## WHAT YOU ARE ASKED TO DO
The listing below begins with the first line you should copy; stop after the line containing "ax.set_ylim(0, 100)", and drop every picture.

## GIVEN INFORMATION

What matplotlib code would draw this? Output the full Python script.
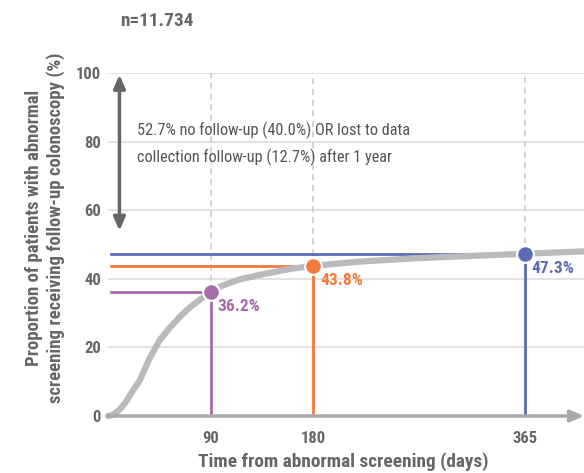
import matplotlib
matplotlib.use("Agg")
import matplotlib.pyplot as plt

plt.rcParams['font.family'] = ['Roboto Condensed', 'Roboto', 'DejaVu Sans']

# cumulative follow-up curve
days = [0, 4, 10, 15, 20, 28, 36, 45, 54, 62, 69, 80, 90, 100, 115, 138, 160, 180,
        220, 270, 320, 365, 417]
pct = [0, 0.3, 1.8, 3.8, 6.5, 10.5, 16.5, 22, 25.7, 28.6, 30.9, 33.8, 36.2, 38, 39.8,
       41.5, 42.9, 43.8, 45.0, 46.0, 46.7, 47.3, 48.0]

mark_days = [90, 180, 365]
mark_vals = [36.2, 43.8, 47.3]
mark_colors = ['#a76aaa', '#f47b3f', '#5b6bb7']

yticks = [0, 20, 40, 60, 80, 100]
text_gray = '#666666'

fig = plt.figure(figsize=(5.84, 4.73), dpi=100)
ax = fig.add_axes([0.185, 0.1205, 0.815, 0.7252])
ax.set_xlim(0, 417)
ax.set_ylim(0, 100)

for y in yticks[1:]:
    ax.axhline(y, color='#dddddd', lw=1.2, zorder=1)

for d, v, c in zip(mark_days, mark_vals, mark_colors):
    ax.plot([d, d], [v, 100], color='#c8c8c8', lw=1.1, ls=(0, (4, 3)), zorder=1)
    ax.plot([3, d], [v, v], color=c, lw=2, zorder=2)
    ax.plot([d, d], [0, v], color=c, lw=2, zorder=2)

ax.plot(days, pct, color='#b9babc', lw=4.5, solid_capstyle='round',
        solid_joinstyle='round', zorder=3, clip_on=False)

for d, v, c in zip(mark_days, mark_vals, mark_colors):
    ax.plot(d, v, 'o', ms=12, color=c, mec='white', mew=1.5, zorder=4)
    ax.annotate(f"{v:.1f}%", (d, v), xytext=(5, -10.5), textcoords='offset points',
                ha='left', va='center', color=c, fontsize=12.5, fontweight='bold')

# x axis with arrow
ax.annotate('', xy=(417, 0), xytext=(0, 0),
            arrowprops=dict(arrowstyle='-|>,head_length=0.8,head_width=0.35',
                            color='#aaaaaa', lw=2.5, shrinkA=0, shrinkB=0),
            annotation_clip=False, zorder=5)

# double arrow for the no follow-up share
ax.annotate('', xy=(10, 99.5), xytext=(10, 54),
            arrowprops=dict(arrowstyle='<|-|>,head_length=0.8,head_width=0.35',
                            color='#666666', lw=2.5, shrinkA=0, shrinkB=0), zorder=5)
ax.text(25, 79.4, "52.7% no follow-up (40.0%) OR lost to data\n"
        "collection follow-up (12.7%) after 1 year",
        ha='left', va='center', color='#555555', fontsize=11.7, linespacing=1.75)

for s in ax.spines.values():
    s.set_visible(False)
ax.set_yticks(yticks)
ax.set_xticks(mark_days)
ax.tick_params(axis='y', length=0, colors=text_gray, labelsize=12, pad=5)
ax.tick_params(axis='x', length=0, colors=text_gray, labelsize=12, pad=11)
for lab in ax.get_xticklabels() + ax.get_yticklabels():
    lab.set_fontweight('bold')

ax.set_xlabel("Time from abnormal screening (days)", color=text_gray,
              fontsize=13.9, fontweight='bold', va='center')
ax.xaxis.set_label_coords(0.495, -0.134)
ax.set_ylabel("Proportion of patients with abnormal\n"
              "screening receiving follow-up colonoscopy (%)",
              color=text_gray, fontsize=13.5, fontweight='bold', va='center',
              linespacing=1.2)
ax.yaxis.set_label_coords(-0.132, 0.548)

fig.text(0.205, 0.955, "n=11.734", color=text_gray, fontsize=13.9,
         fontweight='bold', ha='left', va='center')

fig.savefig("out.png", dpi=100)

## ANSWER TO THIS EXERCISE
What matplotlib code would draw this? Output the full Python script.
import matplotlib
matplotlib.use("Agg")
import matplotlib.pyplot as plt

plt.rcParams['font.family'] = ['Roboto Condensed', 'Roboto', 'DejaVu Sans']

# cumulative follow-up curve
days = [0, 4, 10, 15, 20, 28, 36, 45, 54, 62, 69, 80, 90, 100, 115, 138, 160, 180,
        220, 270, 320, 365, 417]
pct = [0, 0.3, 1.8, 3.8, 6.5, 10.5, 16.5, 22, 25.7, 28.6, 30.9, 33.8, 36.2, 38, 39.8,
       41.5, 42.9, 43.8, 45.0, 46.0, 46.7, 47.3, 48.0]

mark_days = [90, 180, 365]
mark_vals = [36.2, 43.8, 47.3]
mark_colors = ['#a76aaa', '#f47b3f', '#5b6bb7']

yticks = [0, 20, 40, 60, 80, 100]
text_gray = '#666666'

fig = plt.figure(figsize=(5.84, 4.73), dpi=100)
ax = fig.add_axes([0.185, 0.1205, 0.815, 0.7252])
ax.set_xlim(0, 417)
ax.set_ylim(0, 100)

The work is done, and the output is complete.